→ **Provided data**:
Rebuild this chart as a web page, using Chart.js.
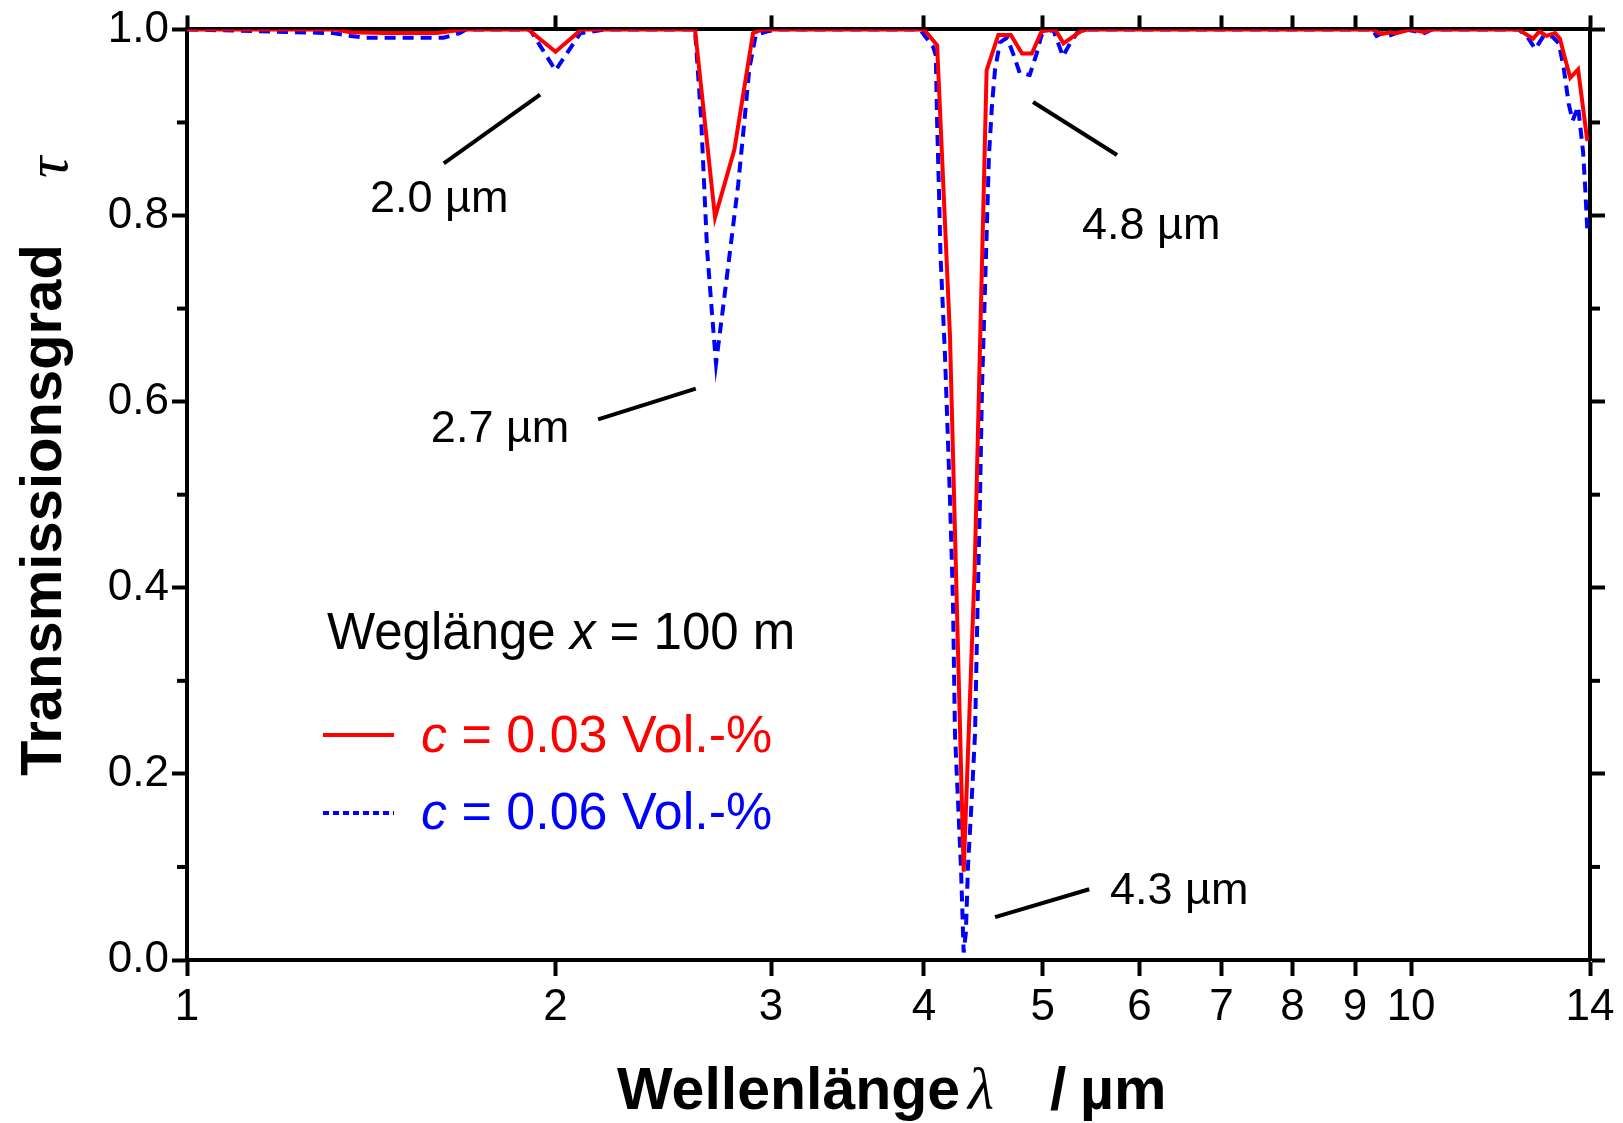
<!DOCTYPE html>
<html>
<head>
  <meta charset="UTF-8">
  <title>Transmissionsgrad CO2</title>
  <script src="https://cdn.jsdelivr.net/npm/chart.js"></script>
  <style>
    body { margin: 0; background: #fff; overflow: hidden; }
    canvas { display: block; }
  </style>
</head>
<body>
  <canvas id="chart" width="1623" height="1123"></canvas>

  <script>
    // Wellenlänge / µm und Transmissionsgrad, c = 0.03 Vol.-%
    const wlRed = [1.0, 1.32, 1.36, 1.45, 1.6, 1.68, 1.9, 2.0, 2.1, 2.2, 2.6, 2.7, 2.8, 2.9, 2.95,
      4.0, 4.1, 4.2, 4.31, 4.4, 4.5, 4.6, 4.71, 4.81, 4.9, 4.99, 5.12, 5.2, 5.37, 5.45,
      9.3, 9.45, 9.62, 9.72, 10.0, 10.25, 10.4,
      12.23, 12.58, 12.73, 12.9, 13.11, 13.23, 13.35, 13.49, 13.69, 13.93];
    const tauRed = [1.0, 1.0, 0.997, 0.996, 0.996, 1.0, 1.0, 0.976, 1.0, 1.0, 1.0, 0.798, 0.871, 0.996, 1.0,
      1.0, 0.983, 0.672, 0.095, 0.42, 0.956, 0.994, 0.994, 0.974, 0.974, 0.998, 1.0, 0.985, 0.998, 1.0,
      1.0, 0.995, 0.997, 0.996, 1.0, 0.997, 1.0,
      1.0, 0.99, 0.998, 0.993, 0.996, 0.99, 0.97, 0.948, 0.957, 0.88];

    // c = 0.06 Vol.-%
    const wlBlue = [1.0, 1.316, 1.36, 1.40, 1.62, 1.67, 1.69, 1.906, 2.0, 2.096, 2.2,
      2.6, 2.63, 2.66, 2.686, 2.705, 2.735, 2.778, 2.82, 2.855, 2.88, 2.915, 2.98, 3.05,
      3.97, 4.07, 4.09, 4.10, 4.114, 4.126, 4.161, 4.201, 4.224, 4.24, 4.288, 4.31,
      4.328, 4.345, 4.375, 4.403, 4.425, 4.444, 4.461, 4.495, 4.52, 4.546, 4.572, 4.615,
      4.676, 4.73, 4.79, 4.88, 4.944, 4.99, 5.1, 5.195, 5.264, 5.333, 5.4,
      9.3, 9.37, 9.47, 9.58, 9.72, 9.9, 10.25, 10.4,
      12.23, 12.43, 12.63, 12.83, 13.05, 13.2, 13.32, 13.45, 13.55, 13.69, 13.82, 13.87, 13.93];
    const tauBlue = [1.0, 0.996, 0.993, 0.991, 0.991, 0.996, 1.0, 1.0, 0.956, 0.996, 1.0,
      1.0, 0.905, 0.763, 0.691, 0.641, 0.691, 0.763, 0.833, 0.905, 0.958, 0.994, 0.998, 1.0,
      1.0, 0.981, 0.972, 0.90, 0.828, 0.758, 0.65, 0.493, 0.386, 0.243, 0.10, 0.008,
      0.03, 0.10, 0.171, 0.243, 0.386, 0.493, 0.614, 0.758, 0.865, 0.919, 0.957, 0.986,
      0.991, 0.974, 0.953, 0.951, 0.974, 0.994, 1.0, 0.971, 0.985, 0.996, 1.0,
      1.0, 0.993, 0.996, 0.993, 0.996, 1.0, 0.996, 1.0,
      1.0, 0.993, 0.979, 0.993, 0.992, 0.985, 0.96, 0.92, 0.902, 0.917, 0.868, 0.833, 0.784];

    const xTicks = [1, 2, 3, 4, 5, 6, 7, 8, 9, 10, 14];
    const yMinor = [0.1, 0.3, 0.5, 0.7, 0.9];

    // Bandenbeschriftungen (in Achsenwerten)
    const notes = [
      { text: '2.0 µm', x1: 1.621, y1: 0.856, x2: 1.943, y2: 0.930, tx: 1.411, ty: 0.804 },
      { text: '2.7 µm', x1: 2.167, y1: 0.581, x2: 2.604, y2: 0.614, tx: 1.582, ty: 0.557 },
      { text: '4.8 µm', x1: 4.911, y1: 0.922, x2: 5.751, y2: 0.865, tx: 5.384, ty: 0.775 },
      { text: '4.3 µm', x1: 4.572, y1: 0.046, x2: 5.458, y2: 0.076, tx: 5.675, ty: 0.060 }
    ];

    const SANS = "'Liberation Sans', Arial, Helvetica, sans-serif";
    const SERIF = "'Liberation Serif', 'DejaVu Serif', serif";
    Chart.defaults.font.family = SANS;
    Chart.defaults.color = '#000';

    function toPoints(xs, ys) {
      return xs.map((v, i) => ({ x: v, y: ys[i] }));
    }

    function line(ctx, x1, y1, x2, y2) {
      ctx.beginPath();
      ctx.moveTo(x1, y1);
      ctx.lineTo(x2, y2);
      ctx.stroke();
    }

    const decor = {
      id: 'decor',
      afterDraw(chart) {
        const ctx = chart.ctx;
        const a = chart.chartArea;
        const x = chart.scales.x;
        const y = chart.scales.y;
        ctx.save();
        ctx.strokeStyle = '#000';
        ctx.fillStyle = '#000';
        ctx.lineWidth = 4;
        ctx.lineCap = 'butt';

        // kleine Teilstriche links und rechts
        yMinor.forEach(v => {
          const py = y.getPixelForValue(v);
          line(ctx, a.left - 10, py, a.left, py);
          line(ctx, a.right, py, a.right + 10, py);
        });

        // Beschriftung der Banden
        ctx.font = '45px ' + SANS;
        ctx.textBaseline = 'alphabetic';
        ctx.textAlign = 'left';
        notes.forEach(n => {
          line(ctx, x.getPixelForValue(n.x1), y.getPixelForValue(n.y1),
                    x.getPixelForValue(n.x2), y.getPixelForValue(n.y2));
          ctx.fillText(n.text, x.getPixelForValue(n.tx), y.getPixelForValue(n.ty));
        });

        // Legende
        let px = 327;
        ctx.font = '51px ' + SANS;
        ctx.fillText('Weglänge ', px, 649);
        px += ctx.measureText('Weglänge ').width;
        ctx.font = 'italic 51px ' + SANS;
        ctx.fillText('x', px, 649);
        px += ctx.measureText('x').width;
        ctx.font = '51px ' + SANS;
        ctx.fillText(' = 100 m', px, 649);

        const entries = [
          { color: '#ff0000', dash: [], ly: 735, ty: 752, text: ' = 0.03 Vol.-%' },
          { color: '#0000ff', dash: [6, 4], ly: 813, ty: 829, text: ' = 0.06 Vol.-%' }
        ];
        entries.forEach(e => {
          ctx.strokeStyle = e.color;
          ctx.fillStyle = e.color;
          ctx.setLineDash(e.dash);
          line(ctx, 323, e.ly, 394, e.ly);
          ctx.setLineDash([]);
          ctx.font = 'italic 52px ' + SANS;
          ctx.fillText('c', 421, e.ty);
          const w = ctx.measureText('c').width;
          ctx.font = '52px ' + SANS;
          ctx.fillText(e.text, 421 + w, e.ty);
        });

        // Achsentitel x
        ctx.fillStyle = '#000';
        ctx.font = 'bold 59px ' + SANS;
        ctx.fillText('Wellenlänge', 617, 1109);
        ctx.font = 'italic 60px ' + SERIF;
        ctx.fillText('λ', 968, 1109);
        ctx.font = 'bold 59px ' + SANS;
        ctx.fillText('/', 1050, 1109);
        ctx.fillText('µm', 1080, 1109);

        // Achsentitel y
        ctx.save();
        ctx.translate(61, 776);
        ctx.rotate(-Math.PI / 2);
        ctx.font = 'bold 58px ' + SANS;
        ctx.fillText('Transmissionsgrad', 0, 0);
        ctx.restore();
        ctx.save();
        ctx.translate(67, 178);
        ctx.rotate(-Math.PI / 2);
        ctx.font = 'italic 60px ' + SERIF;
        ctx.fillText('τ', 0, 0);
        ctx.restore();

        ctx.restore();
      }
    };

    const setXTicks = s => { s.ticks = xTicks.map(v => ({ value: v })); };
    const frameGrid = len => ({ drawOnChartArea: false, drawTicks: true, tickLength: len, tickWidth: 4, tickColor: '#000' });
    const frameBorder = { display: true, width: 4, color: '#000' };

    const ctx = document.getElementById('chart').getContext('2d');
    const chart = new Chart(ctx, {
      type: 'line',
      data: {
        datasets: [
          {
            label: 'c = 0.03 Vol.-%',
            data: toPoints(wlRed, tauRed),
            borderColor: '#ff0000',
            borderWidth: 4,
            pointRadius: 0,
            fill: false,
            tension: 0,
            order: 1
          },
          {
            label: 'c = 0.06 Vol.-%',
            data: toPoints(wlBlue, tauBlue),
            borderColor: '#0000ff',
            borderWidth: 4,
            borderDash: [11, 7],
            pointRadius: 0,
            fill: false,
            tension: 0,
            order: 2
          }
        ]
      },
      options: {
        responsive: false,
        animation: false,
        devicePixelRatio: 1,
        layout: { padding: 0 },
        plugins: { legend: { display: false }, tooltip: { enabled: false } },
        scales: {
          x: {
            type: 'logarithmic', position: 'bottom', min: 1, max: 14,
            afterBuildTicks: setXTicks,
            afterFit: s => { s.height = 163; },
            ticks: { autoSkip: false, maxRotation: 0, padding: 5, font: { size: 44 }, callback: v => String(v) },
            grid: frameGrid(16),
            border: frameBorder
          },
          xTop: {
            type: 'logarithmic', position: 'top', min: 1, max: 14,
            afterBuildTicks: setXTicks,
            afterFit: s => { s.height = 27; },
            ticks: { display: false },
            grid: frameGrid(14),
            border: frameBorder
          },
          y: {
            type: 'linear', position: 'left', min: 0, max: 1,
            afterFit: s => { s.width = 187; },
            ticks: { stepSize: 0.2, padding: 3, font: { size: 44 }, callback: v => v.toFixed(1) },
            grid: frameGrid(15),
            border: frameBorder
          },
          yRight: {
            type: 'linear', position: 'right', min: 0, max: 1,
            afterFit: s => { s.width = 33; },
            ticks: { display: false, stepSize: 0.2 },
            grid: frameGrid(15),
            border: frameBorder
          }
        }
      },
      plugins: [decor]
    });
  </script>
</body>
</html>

→ **Problem description**:
Transcribe exactly, with no pictures, the lines running from the first line of the material through the line holding "1.0, 0.99, 0.998, 0.993, 0.996, 0.99, 0.97, 0.948, 0.957, 0.88];".

→ **Task response**:
Rebuild this chart as a web page, using Chart.js.
<!DOCTYPE html>
<html>
<head>
  <meta charset="UTF-8">
  <title>Transmissionsgrad CO2</title>
  <script src="https://cdn.jsdelivr.net/npm/chart.js"></script>
  <style>
    body { margin: 0; background: #fff; overflow: hidden; }
    canvas { display: block; }
  </style>
</head>
<body>
  <canvas id="chart" width="1623" height="1123"></canvas>

  <script>
    // Wellenlänge / µm und Transmissionsgrad, c = 0.03 Vol.-%
    const wlRed = [1.0, 1.32, 1.36, 1.45, 1.6, 1.68, 1.9, 2.0, 2.1, 2.2, 2.6, 2.7, 2.8, 2.9, 2.95,
      4.0, 4.1, 4.2, 4.31, 4.4, 4.5, 4.6, 4.71, 4.81, 4.9, 4.99, 5.12, 5.2, 5.37, 5.45,
      9.3, 9.45, 9.62, 9.72, 10.0, 10.25, 10.4,
      12.23, 12.58, 12.73, 12.9, 13.11, 13.23, 13.35, 13.49, 13.69, 13.93];
    const tauRed = [1.0, 1.0, 0.997, 0.996, 0.996, 1.0, 1.0, 0.976, 1.0, 1.0, 1.0, 0.798, 0.871, 0.996, 1.0,
      1.0, 0.983, 0.672, 0.095, 0.42, 0.956, 0.994, 0.994, 0.974, 0.974, 0.998, 1.0, 0.985, 0.998, 1.0,
      1.0, 0.995, 0.997, 0.996, 1.0, 0.997, 1.0,
      1.0, 0.99, 0.998, 0.993, 0.996, 0.99, 0.97, 0.948, 0.957, 0.88];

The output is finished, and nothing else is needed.